WHAT THE EXERCISE ASKS: Leave out every picture, then transcribe the rest of the listing exactly.

►

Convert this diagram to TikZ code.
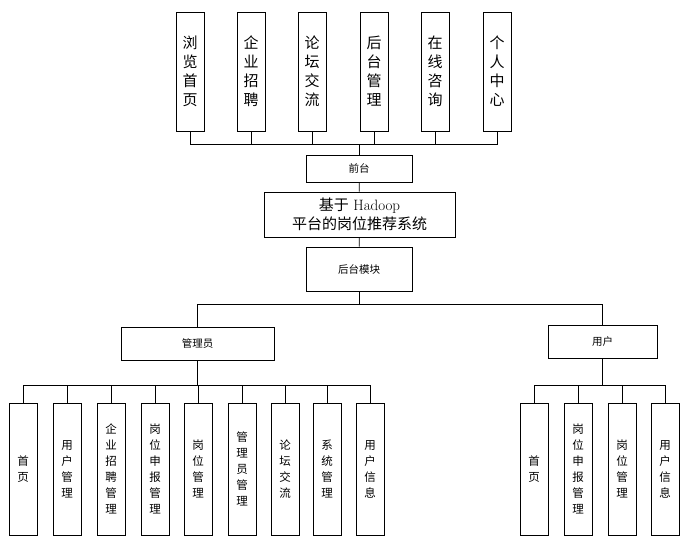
\documentclass[tikz,border=0pt]{standalone}
\usepackage{fontspec}
\newfontfamily\cjk{Noto Sans CJK SC}
\usetikzlibrary{positioning}
\tikzset{
  box/.style={draw,thick,fill=white,inner sep=0pt,align=center,font=\cjk},
  midbox/.style={box,font=\cjk\fontsize{10.5}{13}\selectfont},
  topbox/.style={box,minimum width=28pt,minimum height=119pt,font=\cjk\fontsize{15}{19}\selectfont},
  lowbox/.style={box,minimum width=28pt,minimum height=132pt,font=\cjk\fontsize{11.5}{16}\selectfont},
  wire/.style={thick}
}
\begin{document}
\begin{tikzpicture}[x=1pt,y=-1pt]
    \useasboundingbox (0,0) rectangle (691,552);
    % front end modules
    \node[topbox] (t1) at (190,71.5) {浏\\览\\首\\页};
    \node[topbox] (t2) at (251,71.5) {企\\业\\招\\聘};
    \node[topbox] (t3) at (312,71.5) {论\\坛\\交\\流};
    \node[topbox] (t4) at (374,71.5) {后\\台\\管\\理};
    \node[topbox] (t5) at (435,71.5) {在\\线\\咨\\询};
    \node[topbox] (t6) at (497,71.5) {个\\人\\中\\心};
    \node[midbox,minimum width=106pt,minimum height=27pt] (front) at (359,168.5) {前台};
    \node[box,minimum width=191pt,minimum height=45pt,font=\fontsize{15}{19}\selectfont] (sys) at (359.5,214.5) {{\cjk 基于} Hadoop\\{\cjk 平台的岗位推荐系统}};
    \node[midbox,minimum width=106pt,minimum height=44pt] (back) at (359,269) {后台模块};
    \node[midbox,minimum width=153pt,minimum height=33pt] (admin) at (197.5,343.5) {管理员};
    \node[midbox,minimum width=109pt,minimum height=33pt] (user) at (602.5,341.5) {用户};
    % admin modules
    \node[lowbox] (a1) at (23,469) {首\\页};
    \node[lowbox] (a2) at (67,469) {用\\户\\管\\理};
    \node[lowbox] (a3) at (111,469) {企\\业\\招\\聘\\管\\理};
    \node[lowbox] (a4) at (155,469) {岗\\位\\申\\报\\管\\理};
    \node[lowbox] (a5) at (198,469) {岗\\位\\管\\理};
    \node[lowbox] (a6) at (242,469) {管\\理\\员\\管\\理};
    \node[lowbox] (a7) at (285,469) {论\\坛\\交\\流};
    \node[lowbox] (a8) at (327,469) {系\\统\\管\\理};
    \node[lowbox] (a9) at (370,469) {用\\户\\信\\息};
    % user modules
    \node[lowbox] (u1) at (534,469) {首\\页};
    \node[lowbox] (u2) at (578,469) {岗\\位\\申\\报\\管\\理};
    \node[lowbox] (u3) at (622,469) {岗\\位\\管\\理};
    \node[lowbox] (u4) at (665,469) {用\\户\\信\\息};
    % connectors
    \foreach \n in {t1,t2,t3,t4,t5,t6}
        \draw[wire] (\n.south) |- ([yshift=10pt]front.north) -- (front.north);
    \draw[wire] (front) -- (sys);
    \draw[wire] (sys) -- (back);
    \draw[wire] (back.south) |- ([yshift=22pt]admin.north) -- (admin.north);
    \draw[wire] (back.south) |- ([yshift=20pt]user.north) -- (user.north);
    \foreach \n in {a1,a2,a3,a4,a5,a6,a7,a8,a9}
        \draw[wire] (admin.south) |- ([yshift=17pt]\n.north) -- (\n.north);
    \foreach \n in {u1,u2,u3,u4}
        \draw[wire] (user.south) |- ([yshift=17pt]\n.north) -- (\n.north);
\end{tikzpicture}
\end{document}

◄

EXERCISE ANSWER:
Convert this diagram to TikZ code.
\documentclass[tikz,border=0pt]{standalone}
\usepackage{fontspec}
\newfontfamily\cjk{Noto Sans CJK SC}
\usetikzlibrary{positioning}
\tikzset{
  box/.style={draw,thick,fill=white,inner sep=0pt,align=center,font=\cjk},
  midbox/.style={box,font=\cjk\fontsize{10.5}{13}\selectfont},
  topbox/.style={box,minimum width=28pt,minimum height=119pt,font=\cjk\fontsize{15}{19}\selectfont},
  lowbox/.style={box,minimum width=28pt,minimum height=132pt,font=\cjk\fontsize{11.5}{16}\selectfont},
  wire/.style={thick}
}
\begin{document}
\begin{tikzpicture}[x=1pt,y=-1pt]
    \useasboundingbox (0,0) rectangle (691,552);
    % front end modules
    \node[topbox] (t1) at (190,71.5) {浏\\览\\首\\页};
    \node[topbox] (t2) at (251,71.5) {企\\业\\招\\聘};
    \node[topbox] (t3) at (312,71.5) {论\\坛\\交\\流};
    \node[topbox] (t4) at (374,71.5) {后\\台\\管\\理};
    \node[topbox] (t5) at (435,71.5) {在\\线\\咨\\询};
    \node[topbox] (t6) at (497,71.5) {个\\人\\中\\心};
    \node[midbox,minimum width=106pt,minimum height=27pt] (front) at (359,168.5) {前台};
    \node[box,minimum width=191pt,minimum height=45pt,font=\fontsize{15}{19}\selectfont] (sys) at (359.5,214.5) {{\cjk 基于} Hadoop\\{\cjk 平台的岗位推荐系统}};
    \node[midbox,minimum width=106pt,minimum height=44pt] (back) at (359,269) {后台模块};
    \node[midbox,minimum width=153pt,minimum height=33pt] (admin) at (197.5,343.5) {管理员};
    \node[midbox,minimum width=109pt,minimum height=33pt] (user) at (602.5,341.5) {用户};
    % admin modules
    \node[lowbox] (a1) at (23,469) {首\\页};
    \node[lowbox] (a2) at (67,469) {用\\户\\管\\理};
    \node[lowbox] (a3) at (111,469) {企\\业\\招\\聘\\管\\理};
    \node[lowbox] (a4) at (155,469) {岗\\位\\申\\报\\管\\理};
    \node[lowbox] (a5) at (198,469) {岗\\位\\管\\理};
    \node[lowbox] (a6) at (242,469) {管\\理\\员\\管\\理};
    \node[lowbox] (a7) at (285,469) {论\\坛\\交\\流};
    \node[lowbox] (a8) at (327,469) {系\\统\\管\\理};
    \node[lowbox] (a9) at (370,469) {用\\户\\信\\息};
    % user modules
    \node[lowbox] (u1) at (534,469) {首\\页};
    \node[lowbox] (u2) at (578,469) {岗\\位\\申\\报\\管\\理};
    \node[lowbox] (u3) at (622,469) {岗\\位\\管\\理};
    \node[lowbox] (u4) at (665,469) {用\\户\\信\\息};
    % connectors
    \foreach \n in {t1,t2,t3,t4,t5,t6}
        \draw[wire] (\n.south) |- ([yshift=10pt]front.north) -- (front.north);
    \draw[wire] (front) -- (sys);
    \draw[wire] (sys) -- (back);
    \draw[wire] (back.south) |- ([yshift=22pt]admin.north) -- (admin.north);
    \draw[wire] (back.south) |- ([yshift=20pt]user.north) -- (user.north);
    \foreach \n in {a1,a2,a3,a4,a5,a6,a7,a8,a9}
        \draw[wire] (admin.south) |- ([yshift=17pt]\n.north) -- (\n.north);
    \foreach \n in {u1,u2,u3,u4}
        \draw[wire] (user.south) |- ([yshift=17pt]\n.north) -- (\n.north);
\end{tikzpicture}
\end{document}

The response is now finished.